Deliziosa Andromeda
Nel recupero di una programmazione dissennata, al Teatro Massimo palermitano si è riuscito in poco tempo ad allestire la prima italiana di una deliziosa opera del francese Jacques Ibert: "Persée et Andromède"
Recensione
classica
Nel recupero di una programmazione dissennata, al Teatro Massimo palermitano si è riuscito in poco tempo ad allestire la prima italiana di una deliziosa opera del francese Jacques Ibert: "Persée et Andromède" fu infatti riscoperta alcuni anni fa a Strasburgo dal maestro Jan Latham-Koenig, oggi nuovo direttore stabile del Massimo e sul podio di questa nuova produzione accostata alla ripresa del "Castello del principe Barbablù" di Béla Bartók.

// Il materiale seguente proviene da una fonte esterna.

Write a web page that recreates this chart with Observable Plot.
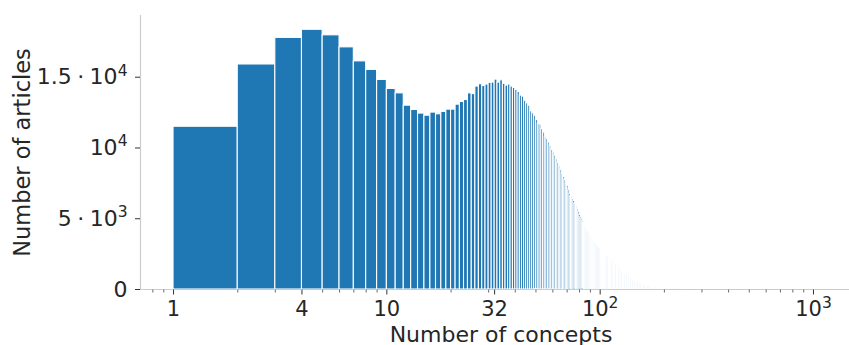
<!DOCTYPE html>
<html>
<head>
<meta charset="utf-8">
<script src="https://cdn.jsdelivr.net/npm/d3@7"></script>
<script src="https://cdn.jsdelivr.net/npm/@observablehq/plot@0.6"></script>
<style>
  html, body { margin: 0; padding: 0; background: #fff; }
  #chart { width: 849px; height: 345px; }
  svg { font-family: "DejaVu Sans", sans-serif; }
</style>
</head>
<body>
<div id="chart"></div>
<script>
// Number of articles per number of concepts (bin [n, n+1))
const counts = [
  11500, 15900, 17780, 18350, 17960, 17110, 16120, 15520, 14810, 14170,
  13860, 12990, 12690, 12430, 12280, 12500, 12380, 12550, 12710, 12710,
  13060, 13250, 13390, 13860, 13810, 14340, 14500, 14380, 14480, 14600,
  14620, 14830, 14620, 14780, 14530, 14410, 14480, 14340, 14240, 14100,
  13960, 13700, 13630, 13340, 13150, 12990, 12590, 12450, 12280, 11980,
  11700, 11650, 11340, 11100, 10750, 10640, 10400, 10160, 9860, 9690,
  9460, 9220, 8910, 8750, 8450, 8200, 7950, 7700, 7450, 7300,
  7000, 6750, 6550, 6400, 6250, 6050, 5850, 5650, 5450, 5250,
  5090, 4950, 4800, 4650, 4450, 4300, 4150, 4050, 3950, 3800,
  3700, 3580, 3480, 3380, 3280, 3180, 3100, 3020, 2940, 2860,
  2790, 2720, 2650, 2580, 2510, 2450, 2400, 2330, 2250, 2150,
  2050, 2000, 1960, 1920, 1880, 1840, 1790, 1750, 1710, 1680,
  1620, 1560, 1500, 1440, 1380, 1320, 1260, 1200, 1150, 1110,
  1080, 1050, 1020, 1000, 950, 900, 850, 800, 750, 730,
  710, 690, 670, 650, 620, 590, 560, 530, 500, 495,
  480, 460, 440, 420, 390, 360, 330, 300, 280, 260,
  250, 240, 230, 220, 210, 200, 190, 180, 170, 160,
  150, 140, 135, 130, 125, 120, 115, 110, 105, 100,
  96, 92, 88, 84, 80, 77, 74, 71, 68, 65,
  63, 61, 59, 57, 55, 54, 53, 52, 51, 50,
  48, 46, 44, 43, 42, 40, 39, 38, 37, 36,
  35, 34, 33, 32, 31, 30, 29, 28, 27, 26,
  25, 24, 23, 22, 21, 20, 19, 18, 17, 16,
  15, 15, 14, 14, 13, 13, 12, 12, 11, 11,
  10, 10, 9, 9, 8, 8, 7, 7, 6, 5
];
const bins = counts.map((c, i) => ({lo: i + 1, hi: i + 2, count: c}));

const xMajorTicks = [1, 4, 10, 32, 100, 1000];
const xMajorLabels = ["1", "4", "10", "32", "10^2", "10^3"];
const xMinorTicks = [0.8, 0.9, 2, 3, 5, 6, 7, 8, 9, 20, 30, 40, 50, 60, 70, 80, 90,
  200, 300, 400, 500, 600, 700, 800, 900];
const yTicks = [0, 5000, 10000, 15000];
const yLabels = ["0", "5\u2005·\u200510^3", "10^4", "1.5\u2005·\u200510^4"];

const textColor = "#262626";
const spineColor = "#cccccc";

const plot = Plot.plot({
  width: 849,
  height: 345,
  marginLeft: 140,
  marginRight: 0,
  marginTop: 15,
  marginBottom: 56,
  style: {fontFamily: "DejaVu Sans", color: textColor, background: "white", overflow: "visible"},
  x: {type: "log", domain: [0.7, 1475], axis: null},
  y: {domain: [0, 19360], axis: null},
  marks: [
    Plot.rectY(bins, {x1: "lo", x2: "hi", y: "count", fill: "#1f77b4", stroke: "white", strokeWidth: 1.1}),
    Plot.ruleY([0], {stroke: spineColor, strokeWidth: 1.2}),
    Plot.ruleX([0.7], {stroke: spineColor, strokeWidth: 1.2}),
    // minor x ticks
    Plot.ruleX(xMinorTicks, {x: (d) => d, y1: 0, y2: 0, insetTop: 0.6, insetBottom: -3.5, stroke: "#444", strokeWidth: 0.8}),
    // major x ticks
    Plot.ruleX(xMajorTicks, {x: (d) => d, y1: 0, y2: 0, insetTop: 0.6, insetBottom: -5.5, stroke: "#333", strokeWidth: 1}),
    // major x tick labels
    Plot.text(xMajorTicks, {x: (d) => d, text: (d, i) => xMajorLabels[i], frameAnchor: "bottom",
      lineAnchor: "top", dy: 12, fontSize: 21, fill: textColor}),
    Plot.axisY({ticks: yTicks, tickSize: 5, tickPadding: 8, fontSize: 22, label: null,
      tickFormat: (d) => yLabels[yTicks.indexOf(d)], stroke: "#333", strokeWidth: 1, fill: textColor}),
    Plot.text(["Number of concepts"], {frameAnchor: "bottom", lineAnchor: "bottom", dx: 6, dy: 52,
      fontSize: 22, fill: textColor}),
    Plot.text(["Number of articles"], {frameAnchor: "left", textAnchor: "middle", dx: -118, rotate: -90,
      fontSize: 22.5, fill: textColor})
  ]
});

// Render "a^b" tick labels with real superscripts
d3.select(plot).selectAll("text").each(function () {
  const t = this.textContent;
  if (t.includes("^")) {
    const [base, exp] = t.split("^");
    const sel = d3.select(this);
    sel.text(null);
    sel.append("tspan").text(base);
    sel.append("tspan").attr("dy", "-0.55em").attr("font-size", "15.5px").text(exp);
  }
});

document.getElementById("chart").appendChild(plot);
</script>
</body>
</html>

Il maestro Latham-Koenig non poteva debuttare più felicemente dando carica inaspettata ad un'orchestra precisa e versatile nell'affrontare le difficoltà di entrambe le opere, ma al suo merito si aggiunga quello determinante di una realizzazione scenica d'inconsueta eleganza e suggestione. La regia esperta di Lorenza Cantini si sposa infatti benissimo con i costumi e la scenografia ideata dal palermitano Francesco Zito: per "Barbablù" ci si ritrova in un claustrofobico ambiente dominato da un muro che svela di volta in volta le sette stanze inquinate di sangue. In abiti moderni Judit e Barbablù, rispettivamente Andrea Meláth e István Kovács, interpretano il dramma con forte carica teatrale e, specialmente per la protagonista, spessore vocale. Lo stesso dicasi per Valérie Condoluci nei panni di Andromède, la migliore di un ristretto cast comunque dignitoso e mai sgraziato. L'ambiente scelto per l'opera di Ibert si risolve in un'isoletta circondata da un cielo azzurro con nuvolette alla Magritte, su cui si erge uno scoglio alberato: scene semplici ma di particolare eleganza, dove la mimica adottata dai cantanti riporta ad un'atmosfera che richiama il cinema d'inizio Novecento, colorato però da musica di raffinata leggerezza che il pubblico ha potuto apprezzare nel miglior modo possibile.